Assuming that the information provided by Saran Gill in her book
_International Communication_ is correct, Chinese speakers may study in
English language medium schools provided that they also learn Bahasa
Malaysian, Malaysia's national language. The extent to which these
Chinese attend private schools, and the extent to which they are
trained in the English medium is unclear to me. I am fairly certain
that English is a required language in all of Malaysia's public
schools, just as it is a required language in many, certainly not all
European countries. The question, then, is the preferred language,
between mother tongue Malays and mother tongue Chinese. Is it Bahasa
Malaysian, the national language, or is it English, or some confused
mixture of both. If it is the latter that we are calling English than I
fear that we have different concepts of what is intelligible to the
global English ear. Whatever it is, some have apparently labeled it
basolectal and mesolectal Malaysian English.

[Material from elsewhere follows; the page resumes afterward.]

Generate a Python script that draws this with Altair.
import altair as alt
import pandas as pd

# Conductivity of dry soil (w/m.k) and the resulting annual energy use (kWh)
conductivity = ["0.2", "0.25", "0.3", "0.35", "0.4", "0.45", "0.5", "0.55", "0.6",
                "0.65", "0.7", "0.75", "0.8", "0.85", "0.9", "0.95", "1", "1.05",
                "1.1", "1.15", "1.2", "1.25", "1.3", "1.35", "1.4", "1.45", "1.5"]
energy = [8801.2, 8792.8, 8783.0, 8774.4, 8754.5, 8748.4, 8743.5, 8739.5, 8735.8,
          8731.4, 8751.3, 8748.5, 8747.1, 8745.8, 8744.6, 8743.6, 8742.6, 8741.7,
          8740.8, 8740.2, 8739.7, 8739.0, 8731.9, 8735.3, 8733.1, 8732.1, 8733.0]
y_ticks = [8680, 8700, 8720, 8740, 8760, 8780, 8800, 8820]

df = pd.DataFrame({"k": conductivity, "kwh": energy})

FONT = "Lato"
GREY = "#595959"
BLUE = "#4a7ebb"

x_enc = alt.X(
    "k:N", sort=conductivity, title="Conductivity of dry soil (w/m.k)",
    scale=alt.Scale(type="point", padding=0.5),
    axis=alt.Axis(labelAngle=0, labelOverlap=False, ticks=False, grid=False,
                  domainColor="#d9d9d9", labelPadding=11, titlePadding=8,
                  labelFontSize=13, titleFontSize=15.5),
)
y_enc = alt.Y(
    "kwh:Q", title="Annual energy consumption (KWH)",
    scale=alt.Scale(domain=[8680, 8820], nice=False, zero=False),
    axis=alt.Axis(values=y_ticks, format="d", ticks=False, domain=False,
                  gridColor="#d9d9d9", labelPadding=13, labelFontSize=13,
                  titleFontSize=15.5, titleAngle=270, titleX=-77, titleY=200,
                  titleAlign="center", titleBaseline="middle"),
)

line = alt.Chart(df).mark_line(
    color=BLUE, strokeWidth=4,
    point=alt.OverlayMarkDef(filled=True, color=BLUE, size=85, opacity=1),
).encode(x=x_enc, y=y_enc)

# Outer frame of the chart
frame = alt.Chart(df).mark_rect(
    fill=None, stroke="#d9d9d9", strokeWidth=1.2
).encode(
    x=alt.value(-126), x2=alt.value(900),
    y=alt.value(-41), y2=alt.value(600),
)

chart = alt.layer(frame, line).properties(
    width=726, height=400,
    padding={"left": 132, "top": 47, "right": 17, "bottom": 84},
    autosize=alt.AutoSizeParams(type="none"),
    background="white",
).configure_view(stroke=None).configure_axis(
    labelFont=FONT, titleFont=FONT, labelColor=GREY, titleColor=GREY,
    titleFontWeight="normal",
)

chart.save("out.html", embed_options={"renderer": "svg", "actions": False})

In any case, Saran Gill's struggle to create a standardized Malaysian
English that is intelligible to the global ear only applies to the two
percent of all Malaysian that I described in a former email. How this
can be achieved by forcing all Malaysians including ethnic Chinese, and
rural Malaysians to study mathematics and science in the English
language beginning in primary one and eventually extending all the way
until they have completed secondary school is quite beyond me.
Certainly, I would be happy to listen to your insight and that of
others in this regard.

By the way, if I have understood the new ruling correctly, beginning in
2003 "... the teaching of science and mathematics will be taught in
English in Standard One ..." (Gill 2002, p. 118). Standard one is
Malaysia's primary one level.


On 24 Jan 2005, at 21:41, Harold F. Schiffman wrote:

> I agree with Anthea and Moses--what I see in Malaysia is that the
> non-Malays see English as their lifeboat, and I think this may be true
> for
> other ling. minorities in other polities. Since Malaysia has a quota on
> university admissions, and Indian and Chinese-descent Malaysians are
> always oversubscribed for the seats available to them, they have to
> prepare for emigration, or at least for admission to foreign
> unversities.
> The most logical language to help them prepare for this is English;
> this
> is ignoring the other opportunities English prepares them for in a
> globalized world employment market, so accepting Malay and rejecting
> English is suicide. Add to this the fact that Malaysia has recently
> decided to use English for technology subjects in high school, in
> order to
> participate in this same global system makes it clear to me that we
> should
> not condemn those who want to learn English and/or to see it as a
> "false
> prophet."
> Hal Schiffman
> On Mon, 24 Jan 2005, Moses Samuel wrote:
>> Anthea is right on target. And in Malaysia (and in many other
>> countries in Kachru's 'outer circle' I guess) it looks like
>> Phillipson's 'linguistic imperialism' auguments against English may
>> not have widespread support.  Here,  many people would regard English
>> working as a 'partner language' with Malay, the national language,
>> not necessarily against it.
>> Moses Samuel
>> University of Malaya
>> On 24.01.2005 02:36:41, Anthea Fraser Gupta <A.F.Gupta at>
>> wrote:
>>> Stan said,  "I wonder how much of this push for English comes from
>>> "an
>>> ignorant,
>>> self-serving elite". Maybe the the intelligent, outward-looking
>>> masses
>>> are
>>> pushing for English as well."
>>> Absolutely.  It's important to say  that probably everyone in
>>> Malaysia
>>> agrees that all schoolchildren should be taught English and Malay
>>> (the
>>> controversy is in the how). And a large proportion of the population
>>> of
>>> Malaysia already speaks very good English (and most of the rest
>>> speak a
>>> useful amount of English).  We are NOT looking at a place where
>>> English
>>> is known only by a tiny 'elite', but one where English is already
>>> known
>>> by the majority.
>>> Schools have to teach all sorts of stuff, some of which some of the
>>> learners will never use again (I personally have not done a
>>> differential equation since the age of 16). Education is about
>>> offering
>>> children opportunities and choices, not about limiting those
>>> opportunities. I say, keep on teaching differential equations and
>>> English and history and all sorts of other stuff too. However, in
>>> Malaysia, lots of people need English for all sorts of work and
>>> social
>>> reasons, because English is a Malaysia language, not a foreign one.